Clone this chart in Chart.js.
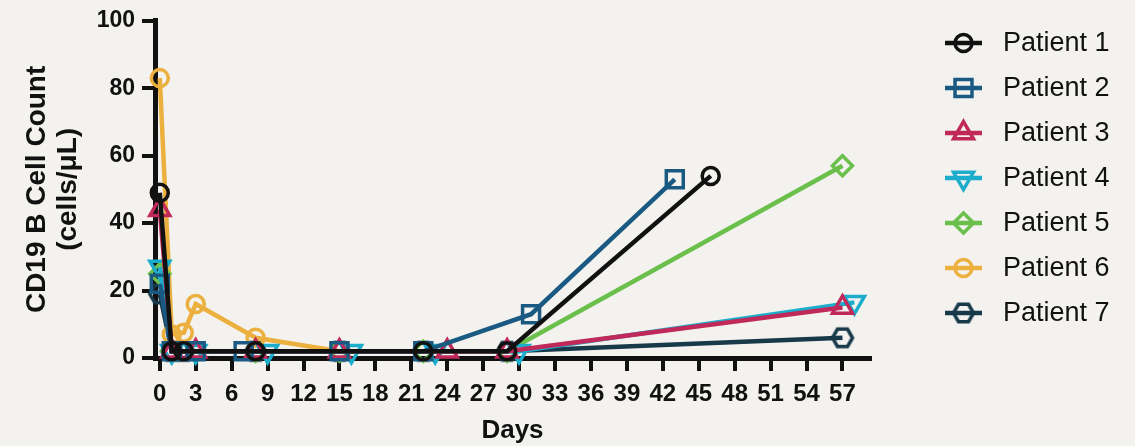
<!DOCTYPE html>
<html><head><meta charset="utf-8">
<script src="https://cdn.jsdelivr.net/npm/chart.js@4.4.0/dist/chart.umd.min.js"></script>
<style>html,body{margin:0;padding:0;background:#f3f2ee;overflow:hidden}#wrap{width:1135px;height:446px;position:relative}</style>
</head><body><div id="wrap"><canvas id="c" width="1135" height="446"></canvas></div>
<script>
// ---- data ----
const xTicks = [0,3,6,9,12,15,18,21,24,27,30,33,36,39,42,45,48,51,54,57];
const yTicks = [0,20,40,60,80,100];
const patientNames = ['Patient 1','Patient 2','Patient 3','Patient 4','Patient 5','Patient 6','Patient 7'];
const p1Days = [0,1,2,8,22,29,46];
const p1Values = [49,2,2,2,2,2,54];
const p2Days = [0,1,3,7,15,22,31,43];
const p2Values = [22,2,2,2,2,2,13,53];
const p3Days = [0,1,3,8,15,24,29,57];
const p3Values = [44,2,2,2,2,2,2,15];
const p4Days = [0,1,3,9,16,23,30,58];
const p4Values = [27,2,2,2,2,2,2,16.5];
const p5Days = [0,1,3,8,15,22,29,57];
const p5Values = [25,2,2,2,2,2,2,57];
const p6Days = [0,1,2,3,8,15];
const p6Values = [83,7,7.5,16,6,2];
const p7Days = [0,1,2,8,15,22,29,57];
const p7Values = [19,2,2,2,2,2,2,6];

const colors = ['#111111','#1a5a82','#c0295a','#1badcb','#6bbf4b','#ecb03e','#17394a'];
const FONT = "'Liberation Sans', Arial, Helvetica, sans-serif";

function makeHex(color){
  const c = document.createElement('canvas');
  c.width = 28; c.height = 28;
  const g = c.getContext('2d');
  g.strokeStyle = color; g.lineWidth = 3.5;
  g.beginPath();
  for (let k=0;k<6;k++){
    const a = k*Math.PI/3;
    const px = 14 + 10*Math.cos(a), py = 14 + 10*Math.sin(a);
    if(k===0) g.moveTo(px,py); else g.lineTo(px,py);
  }
  g.closePath(); g.stroke();
  return c;
}
const hexImg = makeHex(colors[6]);

const styles = [
  {pointStyle:'circle', radius:8.5, rotation:0},
  {pointStyle:'rect', radius:12, rotation:0},
  {pointStyle:'triangle', radius:11.5, rotation:0},
  {pointStyle:'triangle', radius:11.5, rotation:180},
  {pointStyle:'rectRot', radius:10, rotation:0},
  {pointStyle:'circle', radius:8.5, rotation:0},
  {pointStyle:hexImg, radius:10, rotation:0}
];

const allDays = [p1Days,p2Days,p3Days,p4Days,p5Days,p6Days,p7Days];
const allValues = [p1Values,p2Values,p3Values,p4Values,p5Values,p6Values,p7Values];

const datasets = patientNames.map((name,i)=>({
  label: name,
  data: allDays[i].map((d,j)=>({x:d, y:allValues[i][j]})),
  borderColor: colors[i],
  backgroundColor: 'rgba(0,0,0,0)',
  pointBorderColor: colors[i],
  pointBackgroundColor: 'rgba(0,0,0,0)',
  borderWidth: 4.5,
  pointBorderWidth: 3.5,
  pointRadius: styles[i].radius,
  pointHoverRadius: styles[i].radius,
  pointStyle: styles[i].pointStyle,
  pointRotation: styles[i].rotation,
  tension: 0,
  clip: false
}));

function drawMarker(ctx, i, x, y){
  const s = styles[i];
  const r = s.radius;
  ctx.save();
  ctx.strokeStyle = colors[i];
  ctx.lineWidth = 3.5;
  ctx.beginPath();
  if (s.pointStyle === 'circle') {
    ctx.arc(x,y,r,0,Math.PI*2);
  } else if (s.pointStyle === 'rect') {
    const h = r*Math.SQRT1_2;
    ctx.rect(x-h,y-h,2*h,2*h);
  } else if (s.pointStyle === 'triangle') {
    const sign = s.rotation===180 ? -1 : 1;
    for (let k=0;k<3;k++){
      const a = k*2*Math.PI/3;
      const px = x + Math.sin(a)*r*sign, py = y - Math.cos(a)*r*sign;
      if(k===0) ctx.moveTo(px,py); else ctx.lineTo(px,py);
    }
    ctx.closePath();
  } else if (s.pointStyle === 'rectRot') {
    ctx.moveTo(x,y-r); ctx.lineTo(x+r,y); ctx.lineTo(x,y+r); ctx.lineTo(x-r,y); ctx.closePath();
  } else {
    ctx.restore();
    ctx.drawImage(s.pointStyle, x - s.pointStyle.width/2, y - s.pointStyle.height/2);
    return;
  }
  ctx.stroke();
  ctx.restore();
}

const legendPlugin = {
  id:'prismLegend',
  afterDraw(chart){
    const ctx = chart.ctx;
    ctx.save();
    patientNames.forEach((name,i)=>{
      const y = 43 + i*45;
      ctx.strokeStyle = colors[i];
      ctx.lineWidth = 4.5;
      ctx.beginPath(); ctx.moveTo(945,y); ctx.lineTo(982,y); ctx.stroke();
      drawMarker(ctx,i,963.5,y);
      ctx.fillStyle = '#111111';
      ctx.font = "27px " + FONT;
      ctx.textBaseline = 'middle';
      ctx.textAlign = 'left';
      ctx.fillText(name, 1003, y+1);
    });
    ctx.restore();
  }
};

new Chart(document.getElementById('c'), {
  type:'line',
  data:{datasets},
  options:{
    responsive:false,
    animation:false,
    devicePixelRatio:1,
    layout:{padding:{left:0, top:20, right:265, bottom:0}},
    plugins:{legend:{display:false}, tooltip:{enabled:false}},
    scales:{
      x:{
        type:'linear', min:-0.4, max:59.3,
        afterBuildTicks(scale){ scale.ticks = xTicks.map(v=>({value:v})); },
        afterFit(scale){ scale.height = 88; },
        grid:{drawOnChartArea:false, drawTicks:true, tickLength:13, tickWidth:4, tickColor:'#111', color:'#111', lineWidth:4},
        border:{display:true, color:'#111', width:5},
        ticks:{autoSkip:false, maxRotation:0, padding:9, color:'#111', font:{family:FONT, size:24, weight:'bold'}, callback:(v)=>String(v)},
        title:{display:true, text:'Days', color:'#111', padding:{top:0,bottom:0}, font:{family:FONT, size:26, weight:'bold', lineHeight:1.2}}
      },
      y:{
        type:'linear', min:0, max:100,
        afterBuildTicks(scale){ scale.ticks = yTicks.map(v=>({value:v})); },
        afterFit(scale){ scale.width = 155; },
        grid:{drawOnChartArea:false, drawTicks:true, tickLength:13, tickWidth:4, tickColor:'#111', color:'#111', lineWidth:4},
        border:{display:true, color:'#111', width:5},
        ticks:{padding:7, color:'#111', font:{family:FONT, size:23, weight:'bold'}, callback:(v)=>String(v)},
        title:{display:true, text:['CD19 B Cell Count','(cells/μL)'], color:'#111', padding:{top:22,bottom:0}, font:{family:FONT, size:28, weight:'bold', lineHeight:1.1}}
      }
    }
  },
  plugins:[legendPlugin]
});
</script></body></html>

- - -

** Task instructions **
Omit each picture, then return all of the listing exactly as it stands.

** Complete response **
Clone this chart in Chart.js.
<!DOCTYPE html>
<html><head><meta charset="utf-8">
<script src="https://cdn.jsdelivr.net/npm/chart.js@4.4.0/dist/chart.umd.min.js"></script>
<style>html,body{margin:0;padding:0;background:#f3f2ee;overflow:hidden}#wrap{width:1135px;height:446px;position:relative}</style>
</head><body><div id="wrap"><canvas id="c" width="1135" height="446"></canvas></div>
<script>
// ---- data ----
const xTicks = [0,3,6,9,12,15,18,21,24,27,30,33,36,39,42,45,48,51,54,57];
const yTicks = [0,20,40,60,80,100];
const patientNames = ['Patient 1','Patient 2','Patient 3','Patient 4','Patient 5','Patient 6','Patient 7'];
const p1Days = [0,1,2,8,22,29,46];
const p1Values = [49,2,2,2,2,2,54];
const p2Days = [0,1,3,7,15,22,31,43];
const p2Values = [22,2,2,2,2,2,13,53];
const p3Days = [0,1,3,8,15,24,29,57];
const p3Values = [44,2,2,2,2,2,2,15];
const p4Days = [0,1,3,9,16,23,30,58];
const p4Values = [27,2,2,2,2,2,2,16.5];
const p5Days = [0,1,3,8,15,22,29,57];
const p5Values = [25,2,2,2,2,2,2,57];
const p6Days = [0,1,2,3,8,15];
const p6Values = [83,7,7.5,16,6,2];
const p7Days = [0,1,2,8,15,22,29,57];
const p7Values = [19,2,2,2,2,2,2,6];

const colors = ['#111111','#1a5a82','#c0295a','#1badcb','#6bbf4b','#ecb03e','#17394a'];
const FONT = "'Liberation Sans', Arial, Helvetica, sans-serif";

function makeHex(color){
  const c = document.createElement('canvas');
  c.width = 28; c.height = 28;
  const g = c.getContext('2d');
  g.strokeStyle = color; g.lineWidth = 3.5;
  g.beginPath();
  for (let k=0;k<6;k++){
    const a = k*Math.PI/3;
    const px = 14 + 10*Math.cos(a), py = 14 + 10*Math.sin(a);
    if(k===0) g.moveTo(px,py); else g.lineTo(px,py);
  }
  g.closePath(); g.stroke();
  return c;
}
const hexImg = makeHex(colors[6]);

const styles = [
  {pointStyle:'circle', radius:8.5, rotation:0},
  {pointStyle:'rect', radius:12, rotation:0},
  {pointStyle:'triangle', radius:11.5, rotation:0},
  {pointStyle:'triangle', radius:11.5, rotation:180},
  {pointStyle:'rectRot', radius:10, rotation:0},
  {pointStyle:'circle', radius:8.5, rotation:0},
  {pointStyle:hexImg, radius:10, rotation:0}
];

const allDays = [p1Days,p2Days,p3Days,p4Days,p5Days,p6Days,p7Days];
const allValues = [p1Values,p2Values,p3Values,p4Values,p5Values,p6Values,p7Values];

const datasets = patientNames.map((name,i)=>({
  label: name,
  data: allDays[i].map((d,j)=>({x:d, y:allValues[i][j]})),
  borderColor: colors[i],
  backgroundColor: 'rgba(0,0,0,0)',
  pointBorderColor: colors[i],
  pointBackgroundColor: 'rgba(0,0,0,0)',
  borderWidth: 4.5,
  pointBorderWidth: 3.5,
  pointRadius: styles[i].radius,
  pointHoverRadius: styles[i].radius,
  pointStyle: styles[i].pointStyle,
  pointRotation: styles[i].rotation,
  tension: 0,
  clip: false
}));

function drawMarker(ctx, i, x, y){
  const s = styles[i];
  const r = s.radius;
  ctx.save();
  ctx.strokeStyle = colors[i];
  ctx.lineWidth = 3.5;
  ctx.beginPath();
  if (s.pointStyle === 'circle') {
    ctx.arc(x,y,r,0,Math.PI*2);
  } else if (s.pointStyle === 'rect') {
    const h = r*Math.SQRT1_2;
    ctx.rect(x-h,y-h,2*h,2*h);
  } else if (s.pointStyle === 'triangle') {
    const sign = s.rotation===180 ? -1 : 1;
    for (let k=0;k<3;k++){
      const a = k*2*Math.PI/3;
      const px = x + Math.sin(a)*r*sign, py = y - Math.cos(a)*r*sign;
      if(k===0) ctx.moveTo(px,py); else ctx.lineTo(px,py);
    }
    ctx.closePath();
  } else if (s.pointStyle === 'rectRot') {
    ctx.moveTo(x,y-r); ctx.lineTo(x+r,y); ctx.lineTo(x,y+r); ctx.lineTo(x-r,y); ctx.closePath();
  } else {
    ctx.restore();
    ctx.drawImage(s.pointStyle, x - s.pointStyle.width/2, y - s.pointStyle.height/2);
    return;
  }
  ctx.stroke();
  ctx.restore();
}

const legendPlugin = {
  id:'prismLegend',
  afterDraw(chart){
    const ctx = chart.ctx;
    ctx.save();
    patientNames.forEach((name,i)=>{
      const y = 43 + i*45;
      ctx.strokeStyle = colors[i];
      ctx.lineWidth = 4.5;
      ctx.beginPath(); ctx.moveTo(945,y); ctx.lineTo(982,y); ctx.stroke();
      drawMarker(ctx,i,963.5,y);
      ctx.fillStyle = '#111111';
      ctx.font = "27px " + FONT;
      ctx.textBaseline = 'middle';
      ctx.textAlign = 'left';
      ctx.fillText(name, 1003, y+1);
    });
    ctx.restore();
  }
};

new Chart(document.getElementById('c'), {
  type:'line',
  data:{datasets},
  options:{
    responsive:false,
    animation:false,
    devicePixelRatio:1,
    layout:{padding:{left:0, top:20, right:265, bottom:0}},
    plugins:{legend:{display:false}, tooltip:{enabled:false}},
    scales:{
      x:{
        type:'linear', min:-0.4, max:59.3,
        afterBuildTicks(scale){ scale.ticks = xTicks.map(v=>({value:v})); },
        afterFit(scale){ scale.height = 88; },
        grid:{drawOnChartArea:false, drawTicks:true, tickLength:13, tickWidth:4, tickColor:'#111', color:'#111', lineWidth:4},
        border:{display:true, color:'#111', width:5},
        ticks:{autoSkip:false, maxRotation:0, padding:9, color:'#111', font:{family:FONT, size:24, weight:'bold'}, callback:(v)=>String(v)},
        title:{display:true, text:'Days', color:'#111', padding:{top:0,bottom:0}, font:{family:FONT, size:26, weight:'bold', lineHeight:1.2}}
      },
      y:{
        type:'linear', min:0, max:100,
        afterBuildTicks(scale){ scale.ticks = yTicks.map(v=>({value:v})); },
        afterFit(scale){ scale.width = 155; },
        grid:{drawOnChartArea:false, drawTicks:true, tickLength:13, tickWidth:4, tickColor:'#111', color:'#111', lineWidth:4},
        border:{display:true, color:'#111', width:5},
        ticks:{padding:7, color:'#111', font:{family:FONT, size:23, weight:'bold'}, callback:(v)=>String(v)},
        title:{display:true, text:['CD19 B Cell Count','(cells/μL)'], color:'#111', padding:{top:22,bottom:0}, font:{family:FONT, size:28, weight:'bold', lineHeight:1.1}}
      }
    }
  },
  plugins:[legendPlugin]
});
</script></body></html>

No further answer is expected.